** START Records to process **

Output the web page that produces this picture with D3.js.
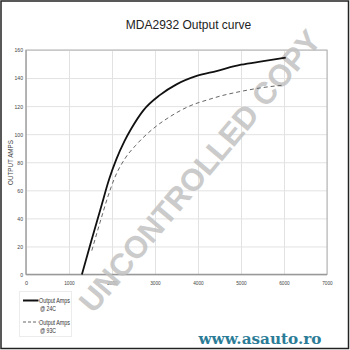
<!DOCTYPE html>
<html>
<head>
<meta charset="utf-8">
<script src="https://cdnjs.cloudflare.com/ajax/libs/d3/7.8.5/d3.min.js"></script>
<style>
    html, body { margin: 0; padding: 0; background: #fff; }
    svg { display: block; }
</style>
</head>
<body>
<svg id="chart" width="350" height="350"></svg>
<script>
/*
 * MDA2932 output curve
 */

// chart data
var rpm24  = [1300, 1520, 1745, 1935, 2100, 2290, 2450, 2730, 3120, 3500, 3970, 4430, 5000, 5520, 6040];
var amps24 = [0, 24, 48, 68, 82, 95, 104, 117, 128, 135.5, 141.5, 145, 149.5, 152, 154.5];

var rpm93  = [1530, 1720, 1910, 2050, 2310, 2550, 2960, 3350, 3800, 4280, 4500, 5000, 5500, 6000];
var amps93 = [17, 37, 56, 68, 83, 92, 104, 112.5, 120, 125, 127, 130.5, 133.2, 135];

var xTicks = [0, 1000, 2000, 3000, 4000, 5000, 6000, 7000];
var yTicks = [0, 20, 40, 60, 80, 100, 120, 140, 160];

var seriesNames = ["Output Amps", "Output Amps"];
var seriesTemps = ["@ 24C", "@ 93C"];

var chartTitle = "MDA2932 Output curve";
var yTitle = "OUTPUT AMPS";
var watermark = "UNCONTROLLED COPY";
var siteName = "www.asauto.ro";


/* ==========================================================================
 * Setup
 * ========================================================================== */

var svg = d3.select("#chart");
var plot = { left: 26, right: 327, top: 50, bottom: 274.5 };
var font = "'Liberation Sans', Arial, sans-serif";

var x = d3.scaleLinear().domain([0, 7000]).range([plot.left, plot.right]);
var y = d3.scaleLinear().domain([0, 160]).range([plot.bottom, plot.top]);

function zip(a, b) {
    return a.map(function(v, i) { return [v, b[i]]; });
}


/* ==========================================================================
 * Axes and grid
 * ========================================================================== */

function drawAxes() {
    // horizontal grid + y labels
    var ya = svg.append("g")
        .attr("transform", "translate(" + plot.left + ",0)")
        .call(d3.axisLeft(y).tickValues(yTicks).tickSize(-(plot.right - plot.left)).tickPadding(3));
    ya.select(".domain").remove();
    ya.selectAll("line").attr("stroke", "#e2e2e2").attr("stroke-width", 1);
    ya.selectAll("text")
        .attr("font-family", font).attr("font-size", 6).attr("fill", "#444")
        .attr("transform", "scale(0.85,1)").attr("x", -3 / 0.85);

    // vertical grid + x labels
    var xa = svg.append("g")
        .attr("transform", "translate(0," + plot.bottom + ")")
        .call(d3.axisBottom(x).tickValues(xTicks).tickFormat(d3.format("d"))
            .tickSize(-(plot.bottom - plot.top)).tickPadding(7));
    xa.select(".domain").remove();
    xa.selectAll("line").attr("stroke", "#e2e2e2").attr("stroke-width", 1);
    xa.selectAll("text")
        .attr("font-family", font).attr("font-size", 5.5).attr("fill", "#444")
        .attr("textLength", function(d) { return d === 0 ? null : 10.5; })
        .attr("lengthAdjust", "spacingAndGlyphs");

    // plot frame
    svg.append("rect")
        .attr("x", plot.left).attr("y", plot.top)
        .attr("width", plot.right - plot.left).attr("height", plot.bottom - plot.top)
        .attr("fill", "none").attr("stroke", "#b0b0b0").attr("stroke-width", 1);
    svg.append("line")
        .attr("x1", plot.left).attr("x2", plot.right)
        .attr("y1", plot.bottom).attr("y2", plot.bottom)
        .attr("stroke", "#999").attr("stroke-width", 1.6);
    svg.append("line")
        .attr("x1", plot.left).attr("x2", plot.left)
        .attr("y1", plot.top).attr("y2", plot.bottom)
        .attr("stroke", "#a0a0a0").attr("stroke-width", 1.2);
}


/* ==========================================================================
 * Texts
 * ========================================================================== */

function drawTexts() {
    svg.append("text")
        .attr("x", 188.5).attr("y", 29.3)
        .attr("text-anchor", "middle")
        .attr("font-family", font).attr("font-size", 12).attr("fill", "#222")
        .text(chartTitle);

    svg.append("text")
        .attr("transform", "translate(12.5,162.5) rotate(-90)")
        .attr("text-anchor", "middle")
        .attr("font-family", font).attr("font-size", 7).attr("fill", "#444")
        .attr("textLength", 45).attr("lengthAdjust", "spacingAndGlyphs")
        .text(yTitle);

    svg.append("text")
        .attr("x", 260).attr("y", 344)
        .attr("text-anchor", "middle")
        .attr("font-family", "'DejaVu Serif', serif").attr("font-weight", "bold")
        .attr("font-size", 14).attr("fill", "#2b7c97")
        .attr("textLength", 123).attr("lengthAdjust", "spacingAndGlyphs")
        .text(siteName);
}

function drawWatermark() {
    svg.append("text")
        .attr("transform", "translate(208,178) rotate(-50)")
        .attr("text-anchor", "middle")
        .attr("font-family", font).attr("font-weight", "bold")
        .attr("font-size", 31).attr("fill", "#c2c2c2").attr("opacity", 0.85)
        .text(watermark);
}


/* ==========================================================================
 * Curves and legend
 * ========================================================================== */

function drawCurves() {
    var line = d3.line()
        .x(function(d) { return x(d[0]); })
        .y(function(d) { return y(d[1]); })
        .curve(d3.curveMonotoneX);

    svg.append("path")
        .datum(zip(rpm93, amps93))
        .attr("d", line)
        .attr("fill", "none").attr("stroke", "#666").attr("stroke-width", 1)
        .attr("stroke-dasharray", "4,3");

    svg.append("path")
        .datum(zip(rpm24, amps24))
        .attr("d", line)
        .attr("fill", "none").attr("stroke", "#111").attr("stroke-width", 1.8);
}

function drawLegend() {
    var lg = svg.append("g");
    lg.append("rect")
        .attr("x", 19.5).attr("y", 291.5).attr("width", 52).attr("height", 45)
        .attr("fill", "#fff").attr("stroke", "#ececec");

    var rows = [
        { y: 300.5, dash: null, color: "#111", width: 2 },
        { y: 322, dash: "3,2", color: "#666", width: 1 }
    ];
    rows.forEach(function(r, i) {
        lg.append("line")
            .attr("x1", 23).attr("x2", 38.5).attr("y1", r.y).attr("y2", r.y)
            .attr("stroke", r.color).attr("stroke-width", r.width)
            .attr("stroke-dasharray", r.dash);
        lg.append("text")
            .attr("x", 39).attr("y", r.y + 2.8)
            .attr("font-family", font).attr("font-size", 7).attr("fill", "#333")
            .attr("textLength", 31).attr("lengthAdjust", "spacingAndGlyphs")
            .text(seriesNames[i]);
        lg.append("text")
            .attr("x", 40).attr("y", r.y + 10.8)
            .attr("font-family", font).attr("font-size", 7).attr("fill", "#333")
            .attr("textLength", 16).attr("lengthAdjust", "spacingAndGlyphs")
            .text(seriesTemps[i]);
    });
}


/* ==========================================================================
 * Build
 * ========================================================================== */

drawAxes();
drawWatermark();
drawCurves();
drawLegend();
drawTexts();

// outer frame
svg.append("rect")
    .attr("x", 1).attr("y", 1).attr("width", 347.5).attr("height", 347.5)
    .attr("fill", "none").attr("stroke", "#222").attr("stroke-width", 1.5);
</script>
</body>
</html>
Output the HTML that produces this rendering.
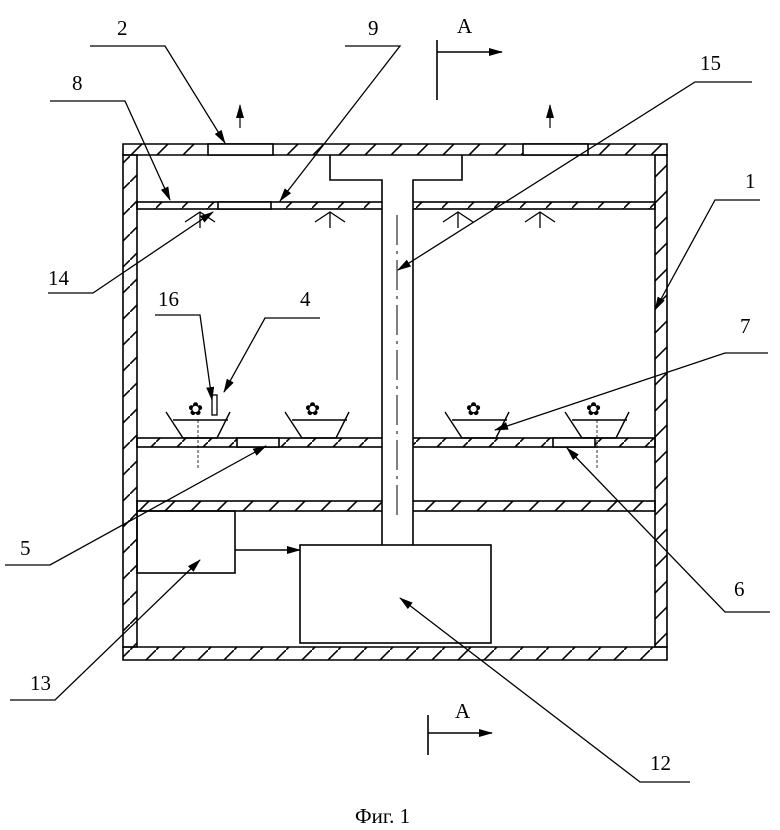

** END Records to process **

▸ **Written task**: Copy each line exactly, and leave the pictures out of your copy.

▸ **Finished task**:
Output the web page that produces this picture with D3.js.
<!DOCTYPE html>
<html>
<head>
<meta charset="utf-8">
<script src="https://cdnjs.cloudflare.com/ajax/libs/d3/7.8.5/d3.min.js"></script>
<style>
    html, body { margin: 0; padding: 0; background: #fff; }
    svg { display: block; }
</style>
</head>
<body>
<svg id="chart" width="350" height="350"></svg>
<script>
/*
 * MDA2932 output curve
 */

// chart data
var rpm24  = [1300, 1520, 1745, 1935, 2100, 2290, 2450, 2730, 3120, 3500, 3970, 4430, 5000, 5520, 6040];
var amps24 = [0, 24, 48, 68, 82, 95, 104, 117, 128, 135.5, 141.5, 145, 149.5, 152, 154.5];

var rpm93  = [1530, 1720, 1910, 2050, 2310, 2550, 2960, 3350, 3800, 4280, 4500, 5000, 5500, 6000];
var amps93 = [17, 37, 56, 68, 83, 92, 104, 112.5, 120, 125, 127, 130.5, 133.2, 135];

var xTicks = [0, 1000, 2000, 3000, 4000, 5000, 6000, 7000];
var yTicks = [0, 20, 40, 60, 80, 100, 120, 140, 160];

var seriesNames = ["Output Amps", "Output Amps"];
var seriesTemps = ["@ 24C", "@ 93C"];

var chartTitle = "MDA2932 Output curve";
var yTitle = "OUTPUT AMPS";
var watermark = "UNCONTROLLED COPY";
var siteName = "www.asauto.ro";


/* ==========================================================================
 * Setup
 * ========================================================================== */

var svg = d3.select("#chart");
var plot = { left: 26, right: 327, top: 50, bottom: 274.5 };
var font = "'Liberation Sans', Arial, sans-serif";

var x = d3.scaleLinear().domain([0, 7000]).range([plot.left, plot.right]);
var y = d3.scaleLinear().domain([0, 160]).range([plot.bottom, plot.top]);

function zip(a, b) {
    return a.map(function(v, i) { return [v, b[i]]; });
}


/* ==========================================================================
 * Axes and grid
 * ========================================================================== */

function drawAxes() {
    // horizontal grid + y labels
    var ya = svg.append("g")
        .attr("transform", "translate(" + plot.left + ",0)")
        .call(d3.axisLeft(y).tickValues(yTicks).tickSize(-(plot.right - plot.left)).tickPadding(3));
    ya.select(".domain").remove();
    ya.selectAll("line").attr("stroke", "#e2e2e2").attr("stroke-width", 1);
    ya.selectAll("text")
        .attr("font-family", font).attr("font-size", 6).attr("fill", "#444")
        .attr("transform", "scale(0.85,1)").attr("x", -3 / 0.85);

    // vertical grid + x labels
    var xa = svg.append("g")
        .attr("transform", "translate(0," + plot.bottom + ")")
        .call(d3.axisBottom(x).tickValues(xTicks).tickFormat(d3.format("d"))
            .tickSize(-(plot.bottom - plot.top)).tickPadding(7));
    xa.select(".domain").remove();
    xa.selectAll("line").attr("stroke", "#e2e2e2").attr("stroke-width", 1);
    xa.selectAll("text")
        .attr("font-family", font).attr("font-size", 5.5).attr("fill", "#444")
        .attr("textLength", function(d) { return d === 0 ? null : 10.5; })
        .attr("lengthAdjust", "spacingAndGlyphs");

    // plot frame
    svg.append("rect")
        .attr("x", plot.left).attr("y", plot.top)
        .attr("width", plot.right - plot.left).attr("height", plot.bottom - plot.top)
        .attr("fill", "none").attr("stroke", "#b0b0b0").attr("stroke-width", 1);
    svg.append("line")
        .attr("x1", plot.left).attr("x2", plot.right)
        .attr("y1", plot.bottom).attr("y2", plot.bottom)
        .attr("stroke", "#999").attr("stroke-width", 1.6);
    svg.append("line")
        .attr("x1", plot.left).attr("x2", plot.left)
        .attr("y1", plot.top).attr("y2", plot.bottom)
        .attr("stroke", "#a0a0a0").attr("stroke-width", 1.2);
}


/* ==========================================================================
 * Texts
 * ========================================================================== */

function drawTexts() {
    svg.append("text")
        .attr("x", 188.5).attr("y", 29.3)
        .attr("text-anchor", "middle")
        .attr("font-family", font).attr("font-size", 12).attr("fill", "#222")
        .text(chartTitle);

    svg.append("text")
        .attr("transform", "translate(12.5,162.5) rotate(-90)")
        .attr("text-anchor", "middle")
        .attr("font-family", font).attr("font-size", 7).attr("fill", "#444")
        .attr("textLength", 45).attr("lengthAdjust", "spacingAndGlyphs")
        .text(yTitle);

    svg.append("text")
        .attr("x", 260).attr("y", 344)
        .attr("text-anchor", "middle")
        .attr("font-family", "'DejaVu Serif', serif").attr("font-weight", "bold")
        .attr("font-size", 14).attr("fill", "#2b7c97")
        .attr("textLength", 123).attr("lengthAdjust", "spacingAndGlyphs")
        .text(siteName);
}

function drawWatermark() {
    svg.append("text")
        .attr("transform", "translate(208,178) rotate(-50)")
        .attr("text-anchor", "middle")
        .attr("font-family", font).attr("font-weight", "bold")
        .attr("font-size", 31).attr("fill", "#c2c2c2").attr("opacity", 0.85)
        .text(watermark);
}


/* ==========================================================================
 * Curves and legend
 * ========================================================================== */

function drawCurves() {
    var line = d3.line()
        .x(function(d) { return x(d[0]); })
        .y(function(d) { return y(d[1]); })
        .curve(d3.curveMonotoneX);

    svg.append("path")
        .datum(zip(rpm93, amps93))
        .attr("d", line)
        .attr("fill", "none").attr("stroke", "#666").attr("stroke-width", 1)
        .attr("stroke-dasharray", "4,3");

    svg.append("path")
        .datum(zip(rpm24, amps24))
        .attr("d", line)
        .attr("fill", "none").attr("stroke", "#111").attr("stroke-width", 1.8);
}

function drawLegend() {
    var lg = svg.append("g");
    lg.append("rect")
        .attr("x", 19.5).attr("y", 291.5).attr("width", 52).attr("height", 45)
        .attr("fill", "#fff").attr("stroke", "#ececec");

    var rows = [
        { y: 300.5, dash: null, color: "#111", width: 2 },
        { y: 322, dash: "3,2", color: "#666", width: 1 }
    ];
    rows.forEach(function(r, i) {
        lg.append("line")
            .attr("x1", 23).attr("x2", 38.5).attr("y1", r.y).attr("y2", r.y)
            .attr("stroke", r.color).attr("stroke-width", r.width)
            .attr("stroke-dasharray", r.dash);
        lg.append("text")
            .attr("x", 39).attr("y", r.y + 2.8)
            .attr("font-family", font).attr("font-size", 7).attr("fill", "#333")
            .attr("textLength", 31).attr("lengthAdjust", "spacingAndGlyphs")
            .text(seriesNames[i]);
        lg.append("text")
            .attr("x", 40).attr("y", r.y + 10.8)
            .attr("font-family", font).attr("font-size", 7).attr("fill", "#333")
            .attr("textLength", 16).attr("lengthAdjust", "spacingAndGlyphs")
            .text(seriesTemps[i]);
    });
}


/* ==========================================================================
 * Build
 * ========================================================================== */

drawAxes();
drawWatermark();
drawCurves();
drawLegend();
drawTexts();

// outer frame
svg.append("rect")
    .attr("x", 1).attr("y", 1).attr("width", 347.5).attr("height", 347.5)
    .attr("fill", "none").attr("stroke", "#222").attr("stroke-width", 1.5);
</script>
</body>
</html>
Output the HTML that produces this rendering.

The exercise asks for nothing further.